One may ask why there isn’t a common form and rules to get around these complications? Indeed, efforts have been made to do just that over the last decade through recommendations from the Uniform Law Conference of Canada and the Uniform Law Commission in the United States. However, it’s up to each province and state to decide whether to adopt these recommendations, and to date only a handful have gone that far.

Parallel POA planning

As with Wills, it may be desirable to have POA documents drawn up in the foreign jurisdiction in order to expedite action at critical times. In addition to the provisos about guarding against revocation and having open communications, some further questions should be canvassed:

    • Can the same person be named in both jurisdictions? Are there practical/logistical/linguistic concerns that may lean toward naming a different person in the foreign jurisdiction?
    • What events may cause an appointment to be revoked (eg., marriage, separation, bankruptcy)? If such rules differ between the jurisdictions, how will that be reconciled?
    • What is the scope of the attorney’s activity for each jurisdiction? Are there gaps, how will they be handled?
    • If it is intended that the home jurisdiction attorney has ‘final say’, is this possible under the foreign jurisdiction’s rules? How can an attorney be removed?
    • Is compensation allowed/required/prohibited, and do the planning documents together guard against double-compensation?
    • What checks are there to assure appropriate accounting and accountability for each attorney’s actions?

Tax points to ponder – Property in the United States

Given our geographic proximity, most of this cross-border planning will be with our neighbour to the south – or to the north if you’re crossing to Alaska. In fact, it is critical to appreciate that just like our provinces, each American state has its own rules. Accordingly, each individual/couple/family will need to cater their planning to their home province and the state that welcomes them.

And despite that we are near neighbours, we also can’t forget that the United States is a foreign country with its own tax rules. Like Canada, there are income tax powers at both the sub-national (state) and federal levels. Here are some important tax matters affecting Canadian owners and sellers of US recreational property.

Tax reporting on sale, including principal residence

Sale of a US property must be reported on a seller’s Canadian tax return, on a US federal return, and on a US state’s return if there is a state income tax. Capital gains are taxable in both countries, with the US gain based on the change in property value, and the additional factor of the exchange rate affecting the Canadian calculation. In theory, there could be a capital gain on one side of the border and a capital loss on the other. Ordinarily though there will be a gain for both, and Canada generally allows a foreign tax credit for US tax on a sale.

The Canadian principal residence exemption (PRE) can apply to property outside of Canada.

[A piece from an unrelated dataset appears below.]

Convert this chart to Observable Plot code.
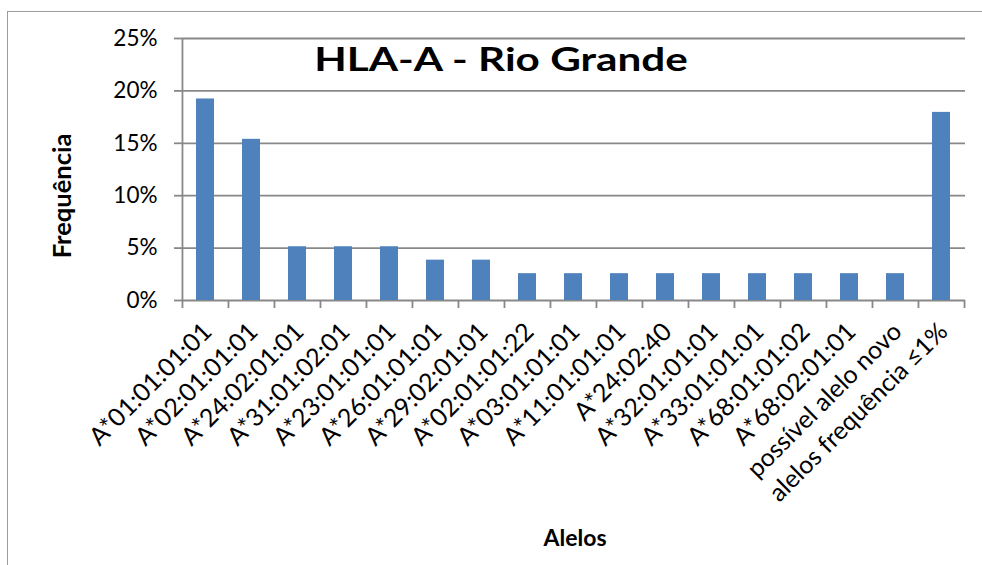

The property may still be exposed to capital gains tax on the US side, as a foreign tax credit could not be claimed in Canada, since the PRE claim would result in no associated Canadian tax against which to use that credit.

Withholding tax on sale

When a foreign owner sells US real estate, the purchaser is required to withhold up to 15% of the selling price and remit that to the US Internal Revenue Service (IRS). The percentage can be reduced depending on the selling price and whether the purchaser intends to occupy the property. The withholding rate may be further reduced or eliminated if the seller obtains a certificate confirming that the ultimate US tax liability will be lower than the withholding rate. Otherwise, the seller can recover the tax by filing a US tax return following the sale.

US estate return and US estate tax

At a Canadian owner’s death, the executor for that non-resident must file a US estate tax return if the fair market value at death of the decedent’s US situated assets exceeds $60,000, regardless whether any tax is due.

As to that tax liability, real estate owned by a Canadian is US-situs property for the purposes of the US estate tax, but only if their worldwide assets exceed the exemption threshold, which is US$13,610,000 in 2024.